The family tries to survive and hold onto their dignity, and to manage in the best way they can. These misfits play games pretending to give them choices in choosing their suffering, but always threatening to kill them before they leave. The thugs take on fictitious names. They keep referring to themselves as Tom and Jerry, or Beavis and Butt-head. Paul calls Peter by the name of Fatty several times to the mock displeasure of Peter, Tom, Beavis, or whatever he’s called. Their phony stories of who they are and how they were brought up, their pretenses at politeness, all are aimed to leave the viewer dismayed.

The director’s aim was to reduce everyone to a cartoon character. He wanted to make it appear that we can grow to expect violence as a natural part of life. That aim doesn’t work as well as the director might hope it does. The family is real to the audience. Georg’s lack of courage and quiet in the face of danger leaves him distraught, unable to face himself. Anna’s resolute behavior and her human foibles make us sympathize with her even more so, even if we are not particularly enamored by the way she deports herself when she is in control of things. Her son’s confusion touches us deeply. We see him look for direction to his now helpless parents, which is a nightmare for any parent to be faced with. They are forced to be in a situation where they can’t protect their child.

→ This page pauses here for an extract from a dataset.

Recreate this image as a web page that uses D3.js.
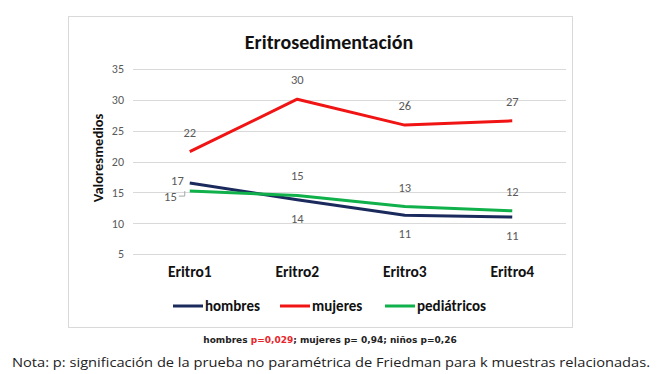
<!DOCTYPE html>
<html>
<head>
<meta charset="utf-8">
<script src="https://cdn.jsdelivr.net/npm/d3@7"></script>
<style>
  body { margin:0; background:#fff; }
  svg { display:block; }
</style>
</head>
<body>
<div id="chart"></div>
<script>
// Eritrosedimentación: medias por grupo en 4 mediciones
const categories = ["Eritro1","Eritro2","Eritro3","Eritro4"];
const hombres = [16.5, 13.8, 11.3, 11.0];
const mujeres = [21.6, 30.1, 25.9, 26.6];
const pediatricos = [15.2, 14.5, 12.7, 12.0];
const yTicks = [5,10,15,20,25,30,35];

const series = [
  { name:"hombres", values:hombres, color:"#1b2a5c", pos:["left","below","below","below"] },
  { name:"mujeres", values:mujeres, color:"#f01414", pos:["above","above","above","above"] },
  { name:"pediátricos", values:pediatricos, color:"#10b04a", pos:["leftlow","above","above","above"] }
];

const W=659, H=374;
const svg = d3.select("#chart").append("svg").attr("width",W).attr("height",H);
const font = "Calibri, Carlito, 'Open Sans', sans-serif";

// marco
svg.append("rect").attr("x",68.5).attr("y",16.5).attr("width",504).attr("height",311)
  .attr("fill","#fff").attr("stroke","#d9d9d9");

svg.append("text").attr("x",329).attr("y",49).attr("text-anchor","middle")
  .attr("font-family",font).attr("font-weight","bold").attr("font-size",20).attr("fill","#111")
  .text("Eritrosedimentación");

const x = d3.scaleBand().domain(categories).range([136,566]);
const y = d3.scaleLinear().domain([5,35]).range([254,69]);

// rejilla
svg.append("g").selectAll("line").data(yTicks).join("line")
  .attr("x1",133).attr("x2",566).attr("y1",d=>Math.round(y(d))+0.5).attr("y2",d=>Math.round(y(d))+0.5)
  .attr("stroke","#d9d9d9");
const ay = d3.axisLeft(y).tickValues(yTicks).tickSize(0).tickPadding(0);
svg.append("g").attr("transform","translate(124,0)").call(ay)
  .call(g=>g.select(".domain").remove())
  .call(g=>g.selectAll("text").attr("font-family",font).attr("font-size",12).attr("fill","#595959"));

svg.append("text").attr("transform","translate(103,158) rotate(-90)").attr("text-anchor","middle")
  .attr("font-family",font).attr("font-weight","bold").attr("font-size",14.5).attr("fill","#111")
  .attr("word-spacing",-3)
  .text("Valores medios");

const ax = d3.axisBottom(x).tickSize(0).tickPadding(0);
svg.append("g").attr("transform","translate(0,266)").call(ax)
  .call(g=>g.select(".domain").remove())
  .call(g=>g.selectAll("text").attr("font-family",font).attr("font-weight","bold").attr("font-size",15.5).attr("fill","#111"));

const cx = c => x(c)+x.bandwidth()/2;
const line = d3.line().x((d,i)=>cx(categories[i])).y(d=>y(d));

series.forEach(s=>{
  svg.append("path").datum(s.values).attr("d",line).attr("fill","none")
    .attr("stroke",s.color).attr("stroke-width",3).attr("stroke-linejoin","round");
});

// etiquetas de datos
series.forEach(s=>{
  s.values.forEach((v,i)=>{
    const px = cx(categories[i]), py = y(v);
    let tx=px, ty=py-15, anchor="middle";
    if(s.pos[i]==="below"){ ty=py+23; }
    if(s.pos[i]==="left"){ tx=px-6; ty=py+2; anchor="end"; }
    if(s.pos[i]==="leftlow"){ tx=px-13; ty=py+10; anchor="end";
      svg.append("path").attr("d",`M${px-11},${py+5}H${px-5}V${py}`).attr("fill","none").attr("stroke","#a6a6a6");
    }
    svg.append("text").attr("x",tx).attr("y",ty).attr("text-anchor",anchor)
      .attr("font-family",font).attr("font-size",12.5).attr("fill","#595959")
      .text(d3.format(".0f")(v));
  });
});

// leyenda
const legX = [173, 280, 385];
series.forEach((s,i)=>{
  const g = svg.append("g").attr("transform",`translate(${legX[i]},306)`);
  g.append("line").attr("x1",0).attr("x2",30).attr("y1",0).attr("y2",0).attr("stroke",s.color).attr("stroke-width",3);
  g.append("text").attr("x",32).attr("y",5).attr("font-family",font).attr("font-weight","bold")
    .attr("font-size",15).attr("fill","#111").text(s.name);
});

// notas
const p = svg.append("text").attr("x",330).attr("y",343).attr("text-anchor","middle")
  .attr("font-family","Verdana, 'DejaVu Sans', sans-serif").attr("font-weight","bold").attr("font-size",9).attr("fill","#222");
p.append("tspan").text("hombres ");
p.append("tspan").attr("fill","#e8262a").text("p=0,029");
p.append("tspan").text("; mujeres p= 0,94; niños p=0,26");

svg.append("text").attr("x",331).attr("y",367).attr("text-anchor","middle")
  .attr("font-family","'Open Sans', sans-serif").attr("font-size",12.5).attr("fill","#222")
  .attr("textLength",638).attr("lengthAdjust","spacingAndGlyphs")
  .text("Nota: p: significación de la prueba no paramétrica de Friedman para k muestras relacionadas.");
</script>
</body>
</html>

There could be an argument made that if you don’t like what you are seeing, then don’t see the rest of it. That’s well and good! And if that is your philosophy on how to how to handle such a film with so much inflammatory material, I can’t condemn you for it. I would think that many people of sound mind would feel this way and will walk out of the theater. But I don’t think as the director thinks, in an interview he gave to a film magazine, that people who stay to see the entire movie really need the movie. I don’t, necessarily, need this movie. I stayed to see what this film was actually trying to say about violence. And, I was disappointed that with all its novelty and games and pretenses, it offered nothing much in the way of seeing things differently. It is successful not because of its message, but because it is a well-crafted film. This film succeeds with the small share of the audience it can garner because it is, surprisingly enough, entertaining; and, it broaches a subject that is very difficult to understand, that piques our interest as we watch to see if there is anything new to say about such random violence. And the hope is, that we might be able to understand violence a little bit better afterwards; even if, this understanding has to come by way of an exploitative film.

As far as its critical success, I think it is merely a better version of all those Halloween type of grizzly macabre pictures we are subjected to– if you want, this is a high-class Texas Chainsaw Massacre.